Fig. 1: Superconducting resonator coupled to singlet-triplet two-level system (TLS) in a crystal-phase nanowire (NW).

a Optical microscope image of the device showing a half-wave NbTiN resonator with a characteristic impedance of 2.1 kΩ. In the middle of the center conductor, a dc bias line is connected via a meandered inductor. b False-colored scanning electron micrograph of the crystal-phase NW device (image is rotated by  − 90° with respect to a). The NW is placed at the position indicated in (a), and the purple gate line is galvanically connected to the resonator at its voltage anti-node. Tunnel barriers are highlighted in red. Using the gate voltages V_L and V_R, the device is operated with an even electron filling as depicted schematically.
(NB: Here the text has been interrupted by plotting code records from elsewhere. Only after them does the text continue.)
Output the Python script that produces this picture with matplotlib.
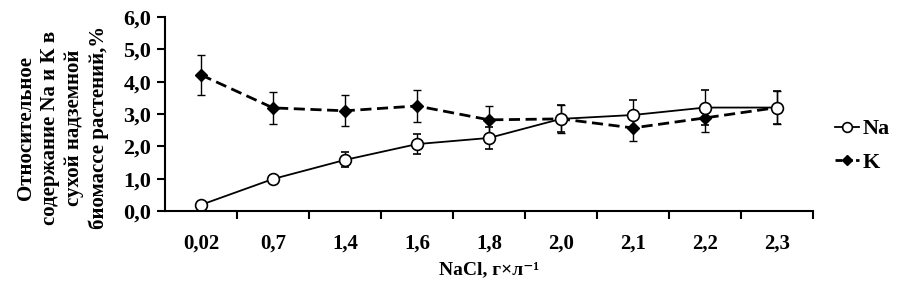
import numpy as np
import matplotlib
matplotlib.use("Agg")
import matplotlib.pyplot as plt
from matplotlib.lines import Line2D

plt.rcParams['font.family'] = ['Liberation Serif', 'DejaVu Serif']
plt.rcParams['font.weight'] = 'bold'

# data
nacl = ["0,02", "0,7", "1,4", "1,6", "1,8", "2,0", "2,1", "2,2", "2,3"]
na = [0.19, 0.99, 1.58, 2.07, 2.26, 2.85, 2.97, 3.20, 3.20]
na_err = [0.05, 0.08, 0.23, 0.32, 0.33, 0.42, 0.45, 0.53, 0.50]
k = [4.21, 3.19, 3.10, 3.25, 2.82, 2.85, 2.57, 2.88, 3.20]
k_err = [0.63, 0.50, 0.48, 0.50, 0.43, 0.43, 0.40, 0.43, 0.50]

x = np.arange(len(nacl))

fig = plt.figure(figsize=(9.13, 2.94), dpi=100)
ax = fig.add_axes([0.1807, 0.2823, 0.7098, 0.6597])

ax.errorbar(x, k, yerr=k_err, color='black', ls='--', lw=2, marker='D',
            ms=6, mfc='black', mec='black', ecolor='black', elinewidth=1,
            capsize=3, capthick=1, dashes=(4, 2))
ax.errorbar(x, na, yerr=na_err, color='black', ls='-', lw=1.3, marker='o',
            ms=8.5, mfc='white', mec='black', mew=1.2, ecolor='black',
            elinewidth=1, capsize=3, capthick=1)

ax.set_xlim(-0.5, len(nacl) - 0.5)
ax.set_ylim(0, 6)
yt = np.arange(0, 6.1, 1)
ax.set_yticks(yt)
ax.set_yticklabels([f"{v:.1f}".replace('.', ',') for v in yt])
ax.set_xticks(x)
ax.set_xticklabels(nacl)
ax.set_xticks(np.arange(0.5, len(nacl), 1), minor=True)
ax.tick_params(axis='x', which='major', length=0, pad=16, labelsize=15)
ax.tick_params(axis='x', which='minor', length=6, width=1.5, direction='out')
ax.tick_params(axis='y', length=6, width=1.5, direction='out', labelsize=16, pad=4)
for s in ['top', 'right']:
    ax.spines[s].set_visible(False)
for s in ['left', 'bottom']:
    ax.spines[s].set_linewidth(1.5)

ax.set_xlabel("NaCl, г×л⁻¹", fontsize=14, fontweight='bold', labelpad=6)
ax.set_ylabel("Относительное\nсодержание Na и К в\nсухой надземной\nбиомассе растений,%",
              fontsize=15, fontweight='bold', linespacing=1.28)
ax.yaxis.set_label_coords(-0.086, 0.43)

handles = [
    Line2D([], [], color='black', ls='-', lw=1.3, marker='o', ms=7,
           mfc='white', mec='black', mew=1.2),
    Line2D([], [], color='black', ls='--', lw=2, marker='D', ms=5,
           mfc='black', mec='black', dashes=(2.5, 1.2)),
]
ax.legend(handles, ['Na', 'K'], loc='center left', frameon=False, fontsize=16,
          handlelength=1.1, handletextpad=0.15, labelspacing=0.6,
          borderaxespad=0, bbox_to_anchor=(1.02, 0.335))

fig.savefig("out.png", dpi=100)
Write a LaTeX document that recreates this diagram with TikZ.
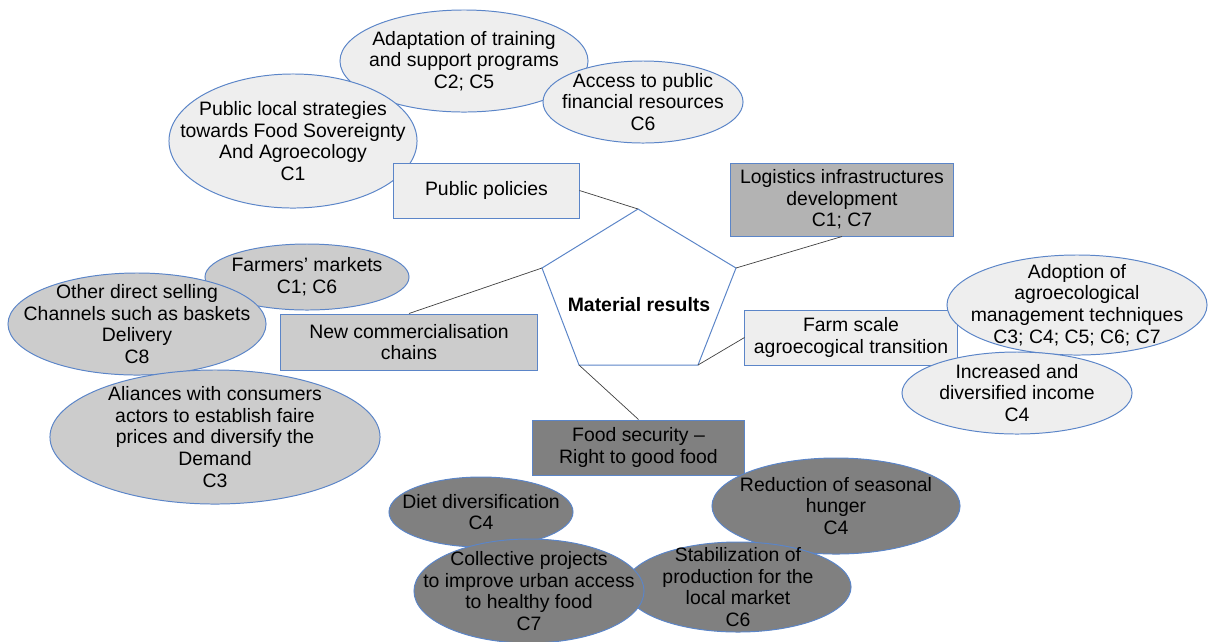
\documentclass[tikz,border=0pt]{standalone}
\usepackage{fontspec}
\setmainfont{Liberation Sans}
\usetikzlibrary{shapes.geometric}

\definecolor{outline}{HTML}{5B85C8}
\definecolor{paleGray}{HTML}{EEEEEE}
\definecolor{midGray}{HTML}{CCCCCC}
\definecolor{boxGray}{HTML}{B3B3B3}
\definecolor{darkGray}{HTML}{808080}
\definecolor{linkGray}{HTML}{404040}

\tikzset{
    txt/.style={font=\fontsize{13.8}{15.4}\selectfont, align=center},
    box/.style={draw=outline, line width=0.7pt, txt, inner sep=0pt},
    bubble/.style={ellipse, draw=outline, line width=0.7pt, inner sep=0pt},
    link/.style={draw=linkGray, line width=0.5pt},
    every label/.style={txt}
}

\begin{document}
\begin{tikzpicture}[x=0.025cm, y=-0.025cm]
    \useasboundingbox (0,0) rectangle (1208,641);

    % Public policies and their bubbles
    \node[bubble, fill=paleGray, minimum width=6.2cm, minimum height=2.55cm,
        label={center:{Adaptation of training\\and support programs\\C2; C5}}] (adapt) at (464,61) {};
    \node[bubble, fill=paleGray, minimum width=6.2cm, minimum height=3.35cm,
        label={center:{Public local strategies\\towards Food Sovereignty\\And Agroecology\\C1}}] (strat) at (293,141) {};
    \node[bubble, fill=paleGray, minimum width=5cm, minimum height=2.05cm,
        label={center:{Access to public\\financial resources\\C6}}] (funds) at (643,102) {};
    \node[box, fill=paleGray, minimum width=4.625cm, minimum height=1.375cm] (policies) at (486.5,190.5) {Public policies};

    % Commercialisation chains
    \node[bubble, fill=midGray, minimum width=5.1cm, minimum height=1.65cm,
        label={center:{Farmers’ markets\\C1; C6}}] (markets) at (307,277) {};
    \node[bubble, fill=midGray, minimum width=6.45cm, minimum height=2.55cm,
        label={center:{Other direct selling\\Channels such as baskets\\Delivery\\C8}}] (direct) at (137,324) {};
    \node[bubble, fill=midGray, minimum width=8.25cm, minimum height=3.35cm,
        label={center:{Aliances with consumers\\actors to establish faire\\prices and diversify the\\Demand\\C3}}] (alliances) at (215,437) {};
    \node[box, fill=midGray, minimum width=6.43cm, minimum height=1.4cm] (chains) at (409,342) {New commercialisation\\chains};

    % Logistics and farm scale transition
    \node[box, fill=boxGray, minimum width=5.55cm, minimum height=1.825cm] (logistics) at (842,199.5) {Logistics infrastructures\\development\\C1; C7};
    \node[box, fill=paleGray, minimum width=5.3cm, minimum height=1.375cm] (farm) at (851,337.5) {Farm scale\\agroecogical transition};
    \node[bubble, fill=paleGray, minimum width=6.5cm, minimum height=2.5cm,
        label={center:{Adoption of\\agroecological\\management techniques\\C3; C4; C5; C6; C7}}] (adoption) at (1077,305) {};
    \node[bubble, fill=paleGray, minimum width=5.75cm, minimum height=2.05cm,
        label={center:{Increased and\\diversified income\\C4}}] (income) at (1017,393) {};

    % Food security
    \node[box, fill=darkGray, minimum width=5.275cm, minimum height=1.375cm] (food) at (638.5,447.5) {Food security --\\Right to good food};
    \node[bubble, fill=darkGray, minimum width=4.6cm, minimum height=1.75cm,
        label={center:{Diet diversification\\C4}}] (diet) at (481,512) {};
    \node[bubble, fill=darkGray, minimum width=6.2cm, minimum height=2.4cm,
        label={center:{Reduction of seasonal\\hunger\\C4}}] (hunger) at (836,506) {};
    \node[bubble, fill=darkGray, minimum width=5.65cm, minimum height=2.25cm,
        label={center:{Stabilization of\\production for the\\local market\\C6}}] (stable) at (738,587) {};
    \node[bubble, fill=darkGray, minimum width=5.75cm, minimum height=2.6cm,
        label={center:{Collective projects\\to improve urban access\\to healthy food\\C7}}] (urban) at (529,591) {};

    % Central pentagon
    \coordinate (pTop) at (638,209);
    \coordinate (pRight) at (736,268);
    \coordinate (pLowR) at (698,365);
    \coordinate (pLowL) at (579,365);
    \coordinate (pLeft) at (542,268);
    \draw[outline, line width=0.7pt, fill=white] (pTop) -- (pRight) -- (pLowR) -- (pLowL) -- (pLeft) -- cycle;
    \node[txt, font=\fontsize{13.8}{15.4}\selectfont\bfseries] (material) at (639,305) {Material results};

    % Links to the pentagon corners
    \draw[link] (policies.east) -- (pTop);
    \draw[link] (logistics.south) -- (pRight);
    \draw[link] (farm.west) -- (pLowR);
    \draw[link] (chains.north) -- (pLeft);
    \draw[link] (pLowL) -- (food.north);
\end{tikzpicture}
\end{document}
The spin-orbit gap Δ_SO corresponds to the indicated spin-rotating tunnel transition, which forms the TLS. The in-plane magnetic field angle α is varied during the experiments using a vector magnet that controls the magnetic field B. c Level diagram for an even electron occupation as a function of the electrostatic detuning ε in the presence of strong SOI and finite magnetic field exhibiting singlet (S) and triplet (T) states. Subscripts denote the filling of the left and right dots, and the superscript denotes the spin quantum number of the triplet states (see methods). The avoided crossing between the spin-polarized triplet state T⁺ and the low-energy singlet state at ε = ε₀ is detected using the resonator.